[DATASET EXTRACT]
*-*-*
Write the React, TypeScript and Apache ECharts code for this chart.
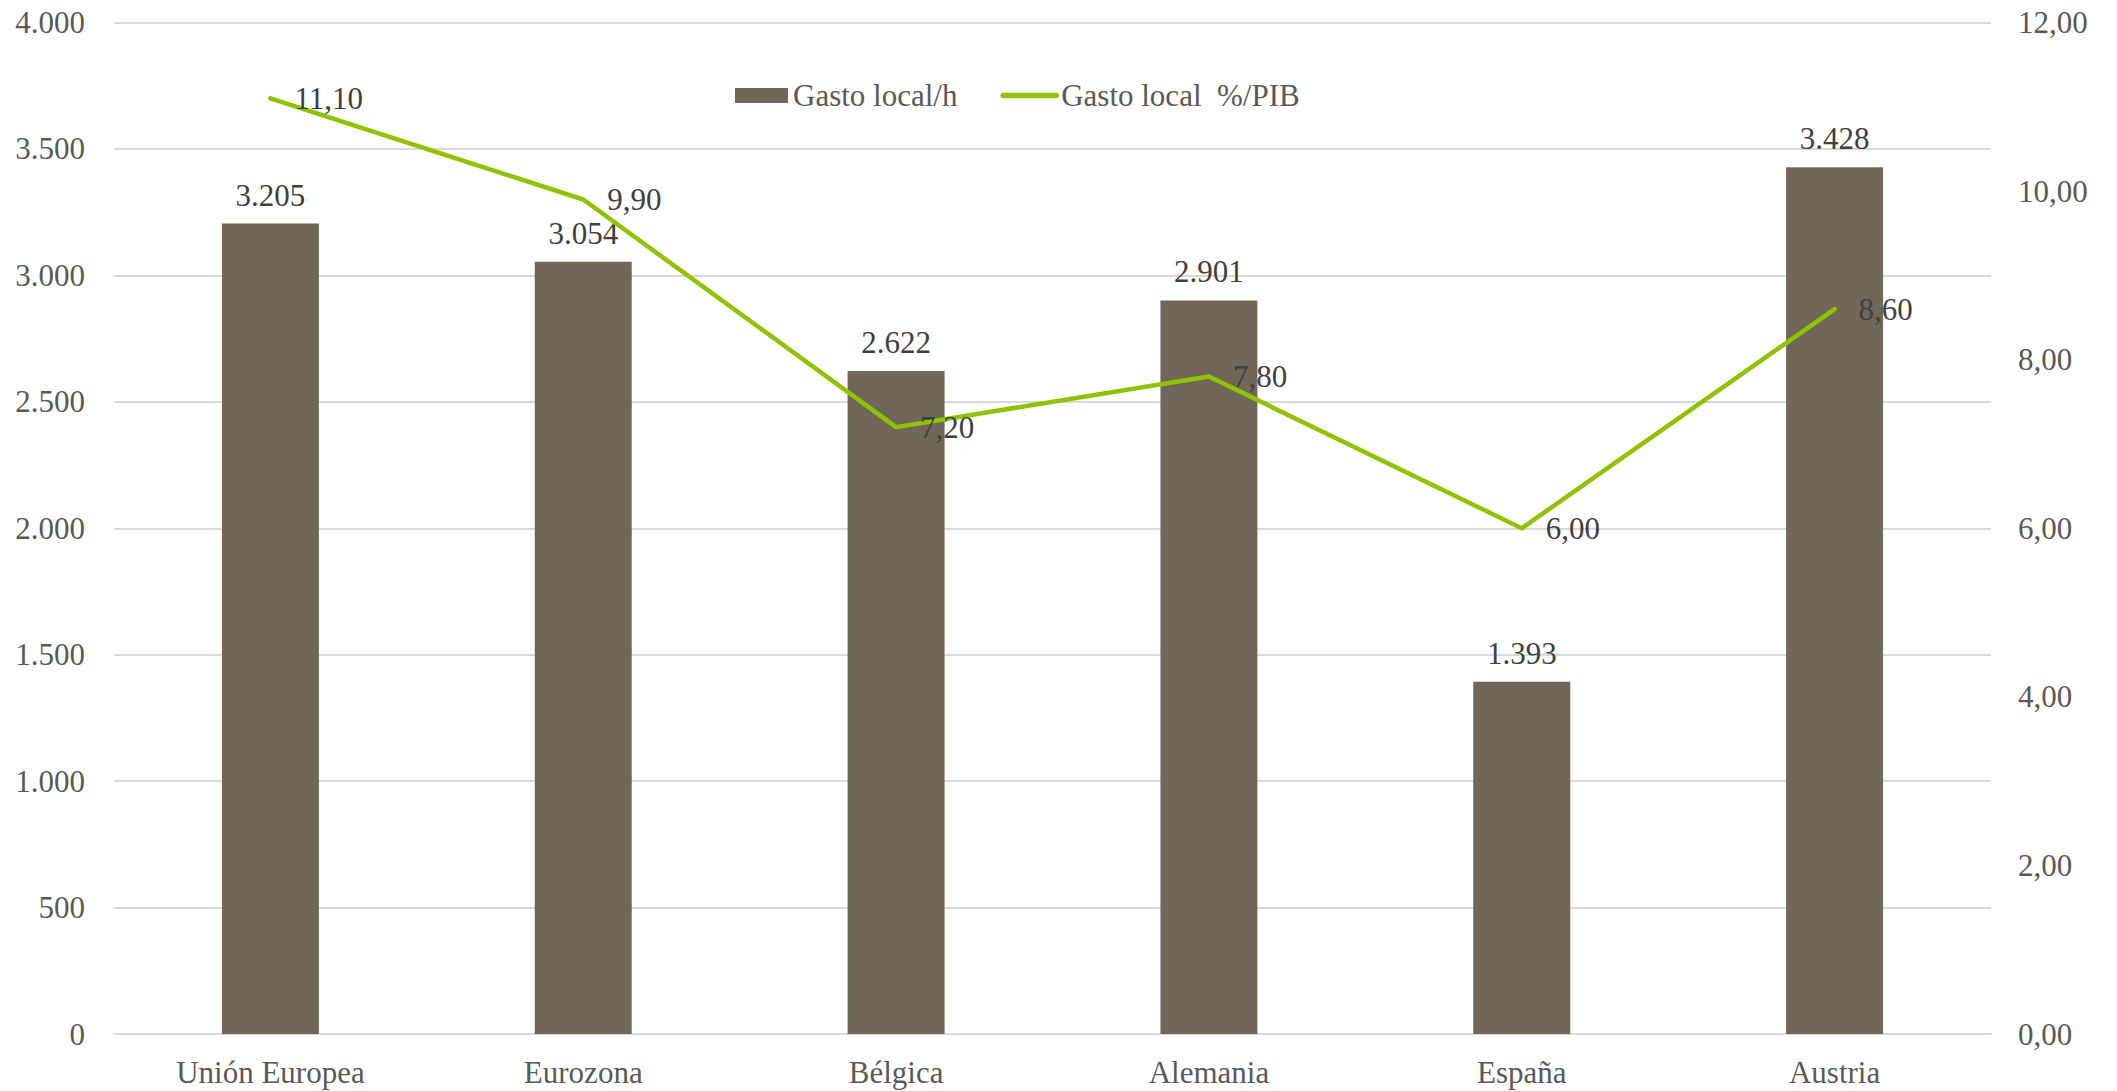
import React, { useEffect, useRef } from "react";
import * as echarts from "echarts";

const categories = ["Unión Europea", "Eurozona", "Bélgica", "Alemania", "España", "Austria"];
const gastoLocalHab = [3205, 3054, 2622, 2901, 1393, 3428];
const gastoLocalPib = [11.1, 9.9, 7.2, 7.8, 6.0, 8.6];
const seriesNames = ["Gasto local/h", "Gasto local  %/PIB"];

const FONT = '"Liberation Serif", "Times New Roman", serif';
const BAR_COLOR = "#716758";
const LINE_COLOR = "#8FC200";
const GRID_COLOR = "#D9D9D9";
const AXIS_TEXT = "#595959";
const LABEL_TEXT = "#404040";

const thousands = (v: number) =>
  Math.round(v).toString().replace(/\B(?=(\d{3})+(?!\d))/g, ".");
const decimalComma = (v: number) => v.toFixed(2).replace(".", ",");

export default function App() {
  const ref = useRef<HTMLDivElement>(null);

  useEffect(() => {
    if (!ref.current) return;
    const chart = echarts.init(ref.current, undefined, { renderer: "svg" });
    chart.setOption({
      animation: false,
      backgroundColor: "#ffffff",
      textStyle: { fontFamily: FONT },
      grid: { left: 114, right: 126, top: 22.5, bottom: 57 },
      legend: {
        left: 730,
        top: 75,
        itemWidth: 53,
        itemHeight: 15,
        itemGap: 43,
        textStyle: { fontFamily: FONT, fontSize: 31, color: AXIS_TEXT },
        data: [
          { name: seriesNames[0], icon: "rect" },
          {
            name: seriesNames[1],
            itemStyle: { opacity: 0 },
            lineStyle: { width: 5.5, cap: "round", color: LINE_COLOR },
          },
        ],
      },
      xAxis: {
        type: "category",
        data: categories,
        axisTick: { show: false },
        axisLine: { lineStyle: { color: GRID_COLOR, width: 2 } },
        axisLabel: { fontFamily: FONT, fontSize: 31, color: AXIS_TEXT, margin: 23 },
      },
      yAxis: [
        {
          type: "value",
          min: 0,
          max: 4000,
          interval: 500,
          axisLine: { show: false },
          axisTick: { show: false },
          splitLine: { lineStyle: { color: GRID_COLOR, width: 2 } },
          axisLabel: {
            fontFamily: FONT,
            fontSize: 31,
            color: AXIS_TEXT,
            margin: 29,
            formatter: (v: number) => thousands(v),
          },
        },
        {
          type: "value",
          min: 0,
          max: 12,
          interval: 2,
          axisLine: { show: false },
          axisTick: { show: false },
          splitLine: { show: false },
          axisLabel: {
            fontFamily: FONT,
            fontSize: 31,
            color: AXIS_TEXT,
            margin: 27,
            formatter: (v: number) => decimalComma(v),
          },
        },
      ],
      series: [
        {
          name: seriesNames[0],
          type: "bar",
          data: gastoLocalHab,
          barWidth: "31%",
          itemStyle: { color: BAR_COLOR },
          label: {
            show: true,
            position: "top",
            distance: 13,
            fontFamily: FONT,
            fontSize: 31,
            color: LABEL_TEXT,
            formatter: (p: any) => thousands(p.value),
          },
        },
        {
          name: seriesNames[1],
          type: "line",
          yAxisIndex: 1,
          data: gastoLocalPib,
          symbol: "circle",
          symbolSize: 4,
          itemStyle: { color: LINE_COLOR },
          lineStyle: { color: LINE_COLOR, width: 4.5, cap: "round", join: "round" },
          label: {
            show: true,
            position: "right",
            distance: 22,
            fontFamily: FONT,
            fontSize: 31,
            color: LABEL_TEXT,
            formatter: (p: any) => decimalComma(p.value),
          },
        },
      ],
    });
    return () => chart.dispose();
  }, []);

  return (
    <div
      ref={ref}
      style={{ position: "fixed", left: 0, top: 0, width: 2117, height: 1091, background: "#fff" }}
    />
  );
}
*-*-*
Write out the material above once more, exactly as it reads, with no pictures.

[RESULT OF THIS EXERCISE]
Write the React, TypeScript and Apache ECharts code for this chart.
import React, { useEffect, useRef } from "react";
import * as echarts from "echarts";

const categories = ["Unión Europea", "Eurozona", "Bélgica", "Alemania", "España", "Austria"];
const gastoLocalHab = [3205, 3054, 2622, 2901, 1393, 3428];
const gastoLocalPib = [11.1, 9.9, 7.2, 7.8, 6.0, 8.6];
const seriesNames = ["Gasto local/h", "Gasto local  %/PIB"];

const FONT = '"Liberation Serif", "Times New Roman", serif';
const BAR_COLOR = "#716758";
const LINE_COLOR = "#8FC200";
const GRID_COLOR = "#D9D9D9";
const AXIS_TEXT = "#595959";
const LABEL_TEXT = "#404040";

const thousands = (v: number) =>
  Math.round(v).toString().replace(/\B(?=(\d{3})+(?!\d))/g, ".");
const decimalComma = (v: number) => v.toFixed(2).replace(".", ",");

export default function App() {
  const ref = useRef<HTMLDivElement>(null);

  useEffect(() => {
    if (!ref.current) return;
    const chart = echarts.init(ref.current, undefined, { renderer: "svg" });
    chart.setOption({
      animation: false,
      backgroundColor: "#ffffff",
      textStyle: { fontFamily: FONT },
      grid: { left: 114, right: 126, top: 22.5, bottom: 57 },
      legend: {
        left: 730,
        top: 75,
        itemWidth: 53,
        itemHeight: 15,
        itemGap: 43,
        textStyle: { fontFamily: FONT, fontSize: 31, color: AXIS_TEXT },
        data: [
          { name: seriesNames[0], icon: "rect" },
          {
            name: seriesNames[1],
            itemStyle: { opacity: 0 },
            lineStyle: { width: 5.5, cap: "round", color: LINE_COLOR },
          },
        ],
      },
      xAxis: {
        type: "category",
        data: categories,
        axisTick: { show: false },
        axisLine: { lineStyle: { color: GRID_COLOR, width: 2 } },
        axisLabel: { fontFamily: FONT, fontSize: 31, color: AXIS_TEXT, margin: 23 },
      },
      yAxis: [
        {
          type: "value",
          min: 0,
          max: 4000,
          interval: 500,
          axisLine: { show: false },
          axisTick: { show: false },
          splitLine: { lineStyle: { color: GRID_COLOR, width: 2 } },
          axisLabel: {
            fontFamily: FONT,
            fontSize: 31,
            color: AXIS_TEXT,
            margin: 29,
            formatter: (v: number) => thousands(v),
          },
        },
        {
          type: "value",
          min: 0,
          max: 12,
          interval: 2,
          axisLine: { show: false },
          axisTick: { show: false },
          splitLine: { show: false },
          axisLabel: {
            fontFamily: FONT,
            fontSize: 31,
            color: AXIS_TEXT,
            margin: 27,
            formatter: (v: number) => decimalComma(v),
          },
        },
      ],
      series: [
        {
          name: seriesNames[0],
          type: "bar",
          data: gastoLocalHab,
          barWidth: "31%",
          itemStyle: { color: BAR_COLOR },
          label: {
            show: true,
            position: "top",
            distance: 13,
            fontFamily: FONT,
            fontSize: 31,
            color: LABEL_TEXT,
            formatter: (p: any) => thousands(p.value),
          },
        },
        {
          name: seriesNames[1],
          type: "line",
          yAxisIndex: 1,
          data: gastoLocalPib,
          symbol: "circle",
          symbolSize: 4,
          itemStyle: { color: LINE_COLOR },
          lineStyle: { color: LINE_COLOR, width: 4.5, cap: "round", join: "round" },
          label: {
            show: true,
            position: "right",
            distance: 22,
            fontFamily: FONT,
            fontSize: 31,
            color: LABEL_TEXT,
            formatter: (p: any) => decimalComma(p.value),
          },
        },
      ],
    });
    return () => chart.dispose();
  }, []);

  return (
    <div
      ref={ref}
      style={{ position: "fixed", left: 0, top: 0, width: 2117, height: 1091, background: "#fff" }}
    />
  );
}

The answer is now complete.